EXERCISE GOAL: Without the pictures, extract every line from the start of the material to the line containing "import pandas as pd", both ends included.

DATA LINES:
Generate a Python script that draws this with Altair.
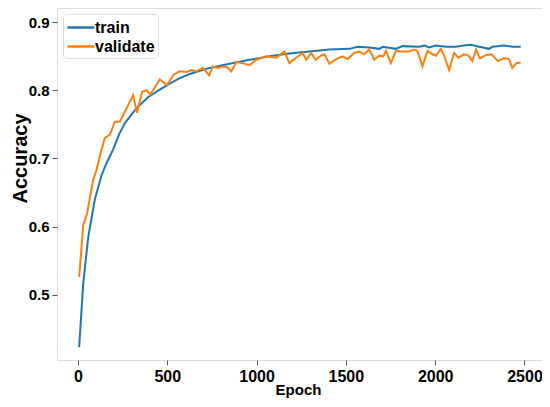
import altair as alt
import pandas as pd

train_epoch = [7, 30, 58, 95, 132, 160, 197, 230, 263, 328, 393, 458, 514, 570, 626, 737, 849, 961,
               1073, 1184, 1296, 1408, 1520, 1566, 1631, 1687, 1706, 1780, 1817, 1911, 1939,
               1966, 2004, 2060, 2116, 2162, 2199, 2246, 2302, 2320, 2385, 2432, 2479]
train_acc = [0.423, 0.517, 0.585, 0.640, 0.675, 0.693, 0.713, 0.735, 0.752, 0.774, 0.790, 0.801,
             0.810, 0.818, 0.824, 0.833, 0.839, 0.845, 0.850, 0.854, 0.857, 0.860, 0.861, 0.864,
             0.863, 0.861, 0.864, 0.861, 0.865, 0.864, 0.866, 0.863, 0.866, 0.864, 0.864, 0.866,
             0.867, 0.864, 0.861, 0.864, 0.866, 0.864, 0.864]

val_epoch = [7, 30, 52, 85, 104, 132, 151, 179, 207, 235, 309, 331, 359, 384, 406, 458, 499, 536,
             570, 607, 635, 663, 700, 734, 756, 784, 812, 834, 859, 887, 923, 961, 998, 1054,
             1110, 1156, 1184, 1222, 1259, 1278, 1306, 1330, 1361, 1380, 1408, 1445, 1482, 1510,
             1547, 1575, 1603, 1631, 1659, 1687, 1709, 1725, 1752, 1780, 1817, 1855, 1883, 1901,
             1929, 1957, 1985, 2004, 2032, 2050, 2078, 2106, 2130, 2162, 2186, 2208, 2229, 2250,
             2287, 2315, 2352, 2385, 2413, 2432, 2455, 2479]
val_acc = [0.526, 0.602, 0.620, 0.668, 0.683, 0.713, 0.730, 0.735, 0.754, 0.754, 0.793, 0.767,
           0.798, 0.800, 0.794, 0.816, 0.808, 0.823, 0.828, 0.827, 0.830, 0.828, 0.833, 0.822,
           0.835, 0.833, 0.835, 0.834, 0.828, 0.842, 0.840, 0.837, 0.845, 0.850, 0.848, 0.857,
           0.840, 0.848, 0.855, 0.845, 0.855, 0.845, 0.851, 0.853, 0.839, 0.846, 0.850, 0.846,
           0.855, 0.857, 0.853, 0.860, 0.845, 0.851, 0.850, 0.858, 0.840, 0.858, 0.857, 0.857,
           0.860, 0.858, 0.835, 0.858, 0.853, 0.851, 0.861, 0.851, 0.830, 0.855, 0.848, 0.853,
           0.851, 0.843, 0.860, 0.847, 0.852, 0.853, 0.843, 0.847, 0.846, 0.833, 0.840, 0.841]

x_ticks = [0, 500, 1000, 1500, 2000, 2500]
y_ticks = [0.5, 0.6, 0.7, 0.8, 0.9]

df = pd.concat([
    pd.DataFrame({"Epoch": train_epoch, "Accuracy": train_acc, "series": "train"}),
    pd.DataFrame({"Epoch": val_epoch, "Accuracy": val_acc, "series": "validate"}),
])

FONT = "Liberation Sans"

chart = alt.Chart(df).mark_line(strokeWidth=2).encode(
    x=alt.X("Epoch:Q",
            scale=alt.Scale(domain=[-117, 2598], nice=False, zero=False),
            axis=alt.Axis(values=x_ticks, format="d", grid=False, domain=False, tickColor="#555",
                          tickSize=5, labelFontSize=16, labelFont=FONT, labelFontWeight="bold",
                          labelColor="black", labelPadding=3, title="Epoch",
                          titleFont=FONT, titleFontSize=15, titleFontWeight="bold",
                          titleColor="black", titleBaseline="alphabetic",
                          titleX=241, titleY=34)),
    y=alt.Y("Accuracy:Q",
            scale=alt.Scale(domain=[0.404, 0.921], nice=False, zero=False),
            axis=alt.Axis(values=y_ticks, format=".1f", grid=False, domain=False,
                          tickColor="#555", tickSize=5, labelFontSize=15, labelFont=FONT,
                          labelFontWeight="bold", labelColor="black", labelPadding=3,
                          title="Accuracy", titleFont=FONT, titleFontSize=20,
                          titleFontWeight="bold", titleColor="black",
                          titleBaseline="alphabetic", titleAngle=270,
                          titleX=-31, titleY=150)),
    color=alt.Color("series:N",
                    scale=alt.Scale(domain=["train", "validate"], range=["#1f77b4", "#ff7f0e"]),
                    legend=alt.Legend(title=None, orient="none", legendX=6, legendY=6,
                                      symbolType="M-1,0H2", symbolSize=324, symbolStrokeWidth=2.5,
                                      labelFont=FONT, labelFontSize=16, labelFontWeight="bold",
                                      labelColor="black", labelOffset=8, rowPadding=0,
                                      padding=3, strokeColor="#ddd", cornerRadius=3,
                                      fillColor="white")),
).properties(
    width=485, height=352,
    autosize=alt.AutoSizeParams(type="none"),
    padding={"left": 49, "top": 0, "right": 0, "bottom": 39},
).configure_view(stroke="#555", strokeWidth=1).configure(background="white")

chart.save("out.html", embed_options={"renderer": "svg", "actions": False})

FINISHED EXERCISE:
Generate a Python script that draws this with Altair.
import altair as alt
import pandas as pd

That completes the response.